25 Abril, 2019 at 21:07
O presidente do nosso clube tem uma dívida de 600€mio,…mas tem um estatuto de figura estado…aaahhhhaaahhh
https://misterdocafe.blogspot.com/2019/04/viva-o-25-de-abril.html?m=1#comment-form
https://mobile.twitter.com/Mister_do_cafe/status/1121424571037564931?ref_src=twsrc%5Etfw%7Ctwcamp%5Eembeddedtimeline%7Ctwterm%5Eprofile%3AMister_do_cafe&ref_url=https%3A%2F%2Fmisterdocafe.blogspot.com%2F2019%2F04%2Fviva-o-25-de-abril.html
25 Abril, 2019 at 21:59
Metias só o link do vídeo…
https://streamable.com/880ko
25 Abril, 2019 at 22:28
Obrg Jaime
25 Abril, 2019 at 22:07
Não vivi esses momentos pq ainda não era nascido, mt embora soubesse parte destas histórias.
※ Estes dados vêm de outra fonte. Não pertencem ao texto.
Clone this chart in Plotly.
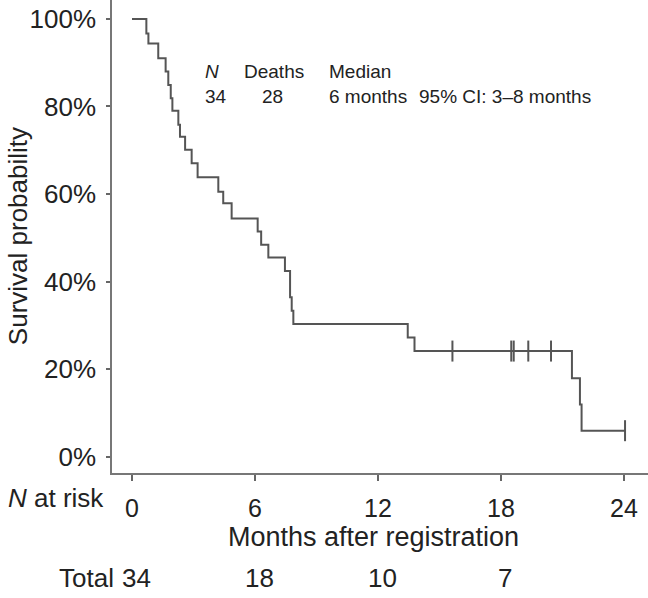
import plotly.graph_objects as go

# Kaplan-Meier step points (months, survival %)
step_times = [0, 0.70, 0.80, 1.28, 1.64, 1.77, 1.89, 1.97, 2.26, 2.34, 2.59, 2.91, 3.20,
              4.21, 4.45, 4.86, 6.13, 6.30, 6.65, 7.46, 7.71, 7.79, 7.87, 13.45, 13.78,
              21.46, 21.85, 21.93, 24.05]
step_surv = [100, 96.7, 94.4, 91.0, 88.0, 84.9, 81.9, 79.0, 75.8, 73.1, 70.1, 67.0, 63.8,
             60.5, 57.9, 54.4, 51.4, 48.4, 45.5, 42.4, 36.4, 33.3, 30.3, 27.2, 24.1,
             17.9, 11.9, 5.9, 5.9]

# censored observations
censor_times = [15.63, 18.50, 18.62, 19.33, 20.44, 24.05]
censor_surv = [24.1, 24.1, 24.1, 24.1, 24.1, 5.9]

# axis ticks
x_ticks = [0, 6, 12, 18, 24]
y_ticks = [0, 20, 40, 60, 80, 100]
y_ticklabels = ["0%", "20%", "40%", "60%", "80%", "100%"]

# numbers at risk
risk_times = [0, 6, 12, 18]
risk_counts = ["34", "18", "10", "7"]

# summary table
summary_header = ["<i>N</i>", "Deaths", "Median"]
summary_values = ["34", "28", "6 months", "95% CI: 3\u20138 months"]
header_x = [3.46, 5.35, 9.50]
values_x = [3.46, 6.24, 9.50, 13.92]

FONT = "Liberation Sans, Arial, sans-serif"
CURVE = "#555555"
TXT = "#222222"

fig = go.Figure()
fig.add_trace(go.Scatter(x=step_times, y=step_surv, mode="lines",
                         line=dict(shape="hv", color=CURVE, width=2),
                         hoverinfo="skip"))
fig.add_trace(go.Scatter(x=censor_times, y=censor_surv, mode="markers",
                         marker=dict(symbol="line-ns", size=15,
                                     line=dict(color=CURVE, width=2)),
                         hoverinfo="skip"))

annotations = []
for txt, xv in zip(summary_header, header_x):
    annotations.append(dict(x=xv, y=88.1, xref="x", yref="y", text=txt, showarrow=False,
                            xanchor="left", yanchor="middle",
                            font=dict(family=FONT, size=19, color=TXT)))
for txt, xv in zip(summary_values, values_x):
    annotations.append(dict(x=xv, y=82.3, xref="x", yref="y", text=txt, showarrow=False,
                            xanchor="left", yanchor="middle",
                            font=dict(family=FONT, size=19, color=TXT)))

annotations.append(dict(x=-0.176, y=0.5, xref="paper", yref="paper",
                        text="Survival probability", textangle=-90, showarrow=False,
                        xanchor="center", yanchor="middle",
                        font=dict(family=FONT, size=26, color=TXT)))
annotations.append(dict(x=0.487, y=-0.135, xref="paper", yref="paper",
                        text="Months after registration", showarrow=False,
                        xanchor="center", yanchor="middle",
                        font=dict(family=FONT, size=27, color=TXT)))
annotations.append(dict(x=-0.011, y=-0.053, xref="paper", yref="paper",
                        text="<i>N</i> at risk", showarrow=False,
                        xanchor="right", yanchor="middle",
                        font=dict(family=FONT, size=26, color=TXT)))
annotations.append(dict(x=0.0075, y=-0.222, xref="paper", yref="paper",
                        text="Total", showarrow=False,
                        xanchor="right", yanchor="middle",
                        font=dict(family=FONT, size=26, color=TXT)))
for xv, txt in zip(risk_times, risk_counts):
    annotations.append(dict(x=xv, y=-0.222, xref="x", yref="paper", text=txt,
                            showarrow=False, xanchor="center", yanchor="middle",
                            xshift=4,
                            font=dict(family=FONT, size=26, color=TXT)))

fig.update_layout(
    width=648, height=598,
    margin=dict(l=112, r=0, t=0, b=125, autoexpand=False),
    plot_bgcolor="white", paper_bgcolor="white",
    showlegend=False,
    annotations=annotations,
    xaxis=dict(range=[-0.976, 25.17], tickvals=x_ticks, ticks="outside", ticklen=6,
               tickwidth=1.5, tickcolor="#666666", showline=True, linecolor="#777777",
               linewidth=1.5, showgrid=False, zeroline=False, ticklabelstandoff=6,
               automargin=False,
               tickfont=dict(family=FONT, size=25, color=TXT)),
    yaxis=dict(range=[-3.77, 104.34], tickvals=y_ticks, ticktext=y_ticklabels,
               ticks="outside", ticklen=4, tickwidth=1.5, tickcolor="#666666",
               showline=True, linecolor="#777777", linewidth=1.5, showgrid=False,
               zeroline=False, ticklabelstandoff=5, automargin=False,
               tickfont=dict(family=FONT, size=26, color=TXT)),
)

fig.write_html("out.html", config={"displayModeBar": False},
               post_script="document.body.style.margin='0';document.body.style.overflow='hidden';")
Todas as vossas contribuições fizeram-me sentir parte desses momentos, fico pois, agradecido pela partilha.
Qt ao nosso SCP, outros tempos já bem longínquos, onde o nosso domínio ainda era real.
Já reparam que esta equipa de meados de 70 tinha tudo para dominar o futebol português durante uns bons 3 a 4 anos… seguimos mais à frente a inícios de 80 voltamos a ter outra super equipa que poderia ter feito o mesmo… mesmo qd em finais de 90 inícios de 00 tivemos outra super equipa não o conseguimos fazer… pq é q não conseguimos ganhar consistente e manter estabilidade qd temos equipas de topo?
É preciso claramente olhar para a história e perceber q enquanto não formos competentes internamente, externamente vamos sempre ser triturados.
Somos um clube livre, lá disso não restam dúvidas, para o bem e para o nosso nocivo mal estar!